Cinecitta Labor Talks Break Down, Makeover Plans on Hold
Italian studio workers fear a plan to invest $210 million to update the studios and build a hotel and health club would de-emphasize film and leave them without work.
ROME – The standoff between workers and the managers of Rome’s storied Cinecitta Studios came to a head Wednesday after talks broke down, with the local media reporting that neither side was willing to budge and the €175 million ($210 million) makeover for the studios in a holding pattern.
Cinecitta, Europe’s oldest film studios that were home to epic dramas ranging from William Wyler’s 1959 classic Ben-Hur to Gangs of New York from Martin Scorsese 43 years later, is looking to attract more international business by updating the studios and adding a hotel, a health center, and more office space, and pulling in new stakeholders.
But workers fear the plans could leave them out in the cold, and around 200 of the studio’s employees have pitched tents and lived at the studios in a form of protest. Newspapers showed a sign over their encampment reading “Cinecitta Okkupata” -- a play on words linking it to the Occupy Wall Street movement in the U.S.

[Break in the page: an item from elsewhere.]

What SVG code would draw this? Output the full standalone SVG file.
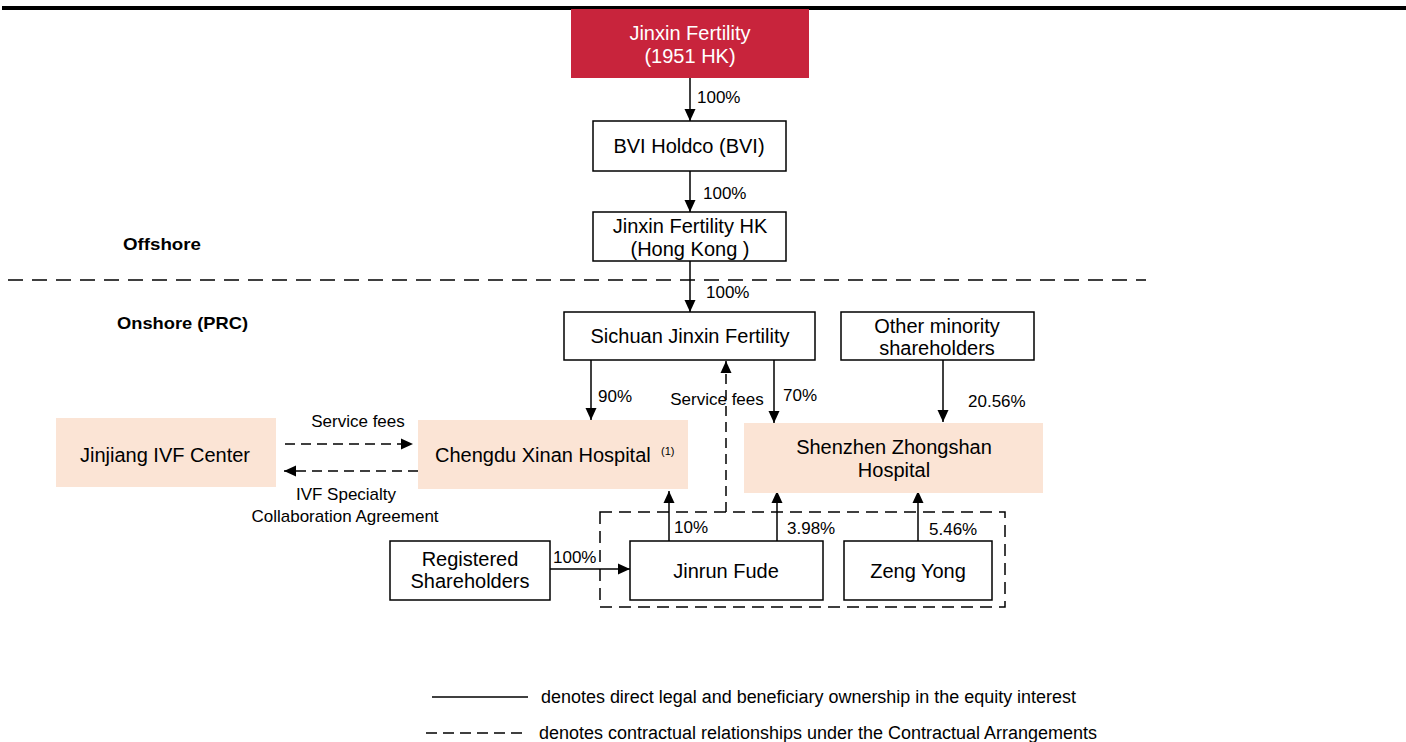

Police had questioned some of the workers living on the grounds to determine if they were connected to a fire that burned part of Cinecitta’s Studio 5 in the early hours of July 19. So far, that investigation has failed to reach a conclusion on the causes of the blaze.
Meanwhile, some Italian film directors including Ettore Scola and Bernardo Bertolucci have launched a petition for the plan to revamp the studios be halted on fears that they would de-emphasize the film side of the operations.
For their part, Cinecitta officials said that the changes were part of Cinecitta’s efforts to compete with lower-cost studios in Eastern Europe by increasing the level of service at Cinecitta.
The two sides had been in talks in recent days in hopes of ending the standoff. But those talks broke down Wednesday, according to the Italian press, when studio officials said the overall plan was not open to compromise and workers said they needed a guarantee there would be no layoffs.